* [Given task] Leave out the pictures, and write out exactly the lines from the beginning of the material to the line holding "plt.rcParams['font.family'] = ['Liberation", that line included, and nothing else.

* [Given information]

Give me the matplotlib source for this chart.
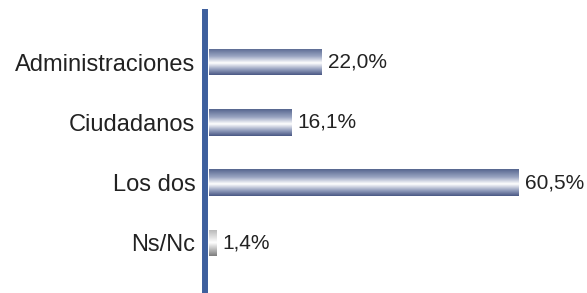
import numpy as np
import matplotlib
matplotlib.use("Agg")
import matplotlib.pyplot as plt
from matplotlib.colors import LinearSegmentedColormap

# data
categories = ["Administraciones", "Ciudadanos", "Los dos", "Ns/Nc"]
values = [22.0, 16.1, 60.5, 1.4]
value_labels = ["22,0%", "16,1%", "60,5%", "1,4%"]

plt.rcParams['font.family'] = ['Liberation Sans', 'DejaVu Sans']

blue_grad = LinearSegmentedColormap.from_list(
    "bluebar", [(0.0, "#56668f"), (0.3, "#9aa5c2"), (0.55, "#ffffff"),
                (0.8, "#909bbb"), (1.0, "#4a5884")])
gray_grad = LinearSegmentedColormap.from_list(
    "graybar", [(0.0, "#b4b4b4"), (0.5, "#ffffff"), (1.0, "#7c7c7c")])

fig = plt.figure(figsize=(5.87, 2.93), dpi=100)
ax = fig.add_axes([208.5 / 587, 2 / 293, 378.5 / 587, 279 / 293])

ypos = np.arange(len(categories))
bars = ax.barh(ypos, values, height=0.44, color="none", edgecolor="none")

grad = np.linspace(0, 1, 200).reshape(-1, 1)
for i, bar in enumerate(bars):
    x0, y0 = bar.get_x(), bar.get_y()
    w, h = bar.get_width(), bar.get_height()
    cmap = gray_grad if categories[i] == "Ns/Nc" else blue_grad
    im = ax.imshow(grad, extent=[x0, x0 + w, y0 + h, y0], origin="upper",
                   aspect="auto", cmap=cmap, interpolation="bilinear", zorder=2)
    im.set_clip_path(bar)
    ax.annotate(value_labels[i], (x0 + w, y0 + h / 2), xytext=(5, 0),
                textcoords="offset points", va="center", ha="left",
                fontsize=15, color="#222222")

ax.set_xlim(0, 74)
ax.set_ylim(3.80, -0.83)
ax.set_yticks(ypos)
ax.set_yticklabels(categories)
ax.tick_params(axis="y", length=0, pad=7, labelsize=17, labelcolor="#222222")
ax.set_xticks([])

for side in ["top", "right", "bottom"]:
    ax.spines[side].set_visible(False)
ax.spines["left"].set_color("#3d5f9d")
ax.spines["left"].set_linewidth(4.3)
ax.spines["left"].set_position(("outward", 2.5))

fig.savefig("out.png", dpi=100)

* [Exercise response]
Give me the matplotlib source for this chart.
import numpy as np
import matplotlib
matplotlib.use("Agg")
import matplotlib.pyplot as plt
from matplotlib.colors import LinearSegmentedColormap

# data
categories = ["Administraciones", "Ciudadanos", "Los dos", "Ns/Nc"]
values = [22.0, 16.1, 60.5, 1.4]
value_labels = ["22,0%", "16,1%", "60,5%", "1,4%"]

plt.rcParams['font.family'] = ['Liberation Sans', 'DejaVu Sans']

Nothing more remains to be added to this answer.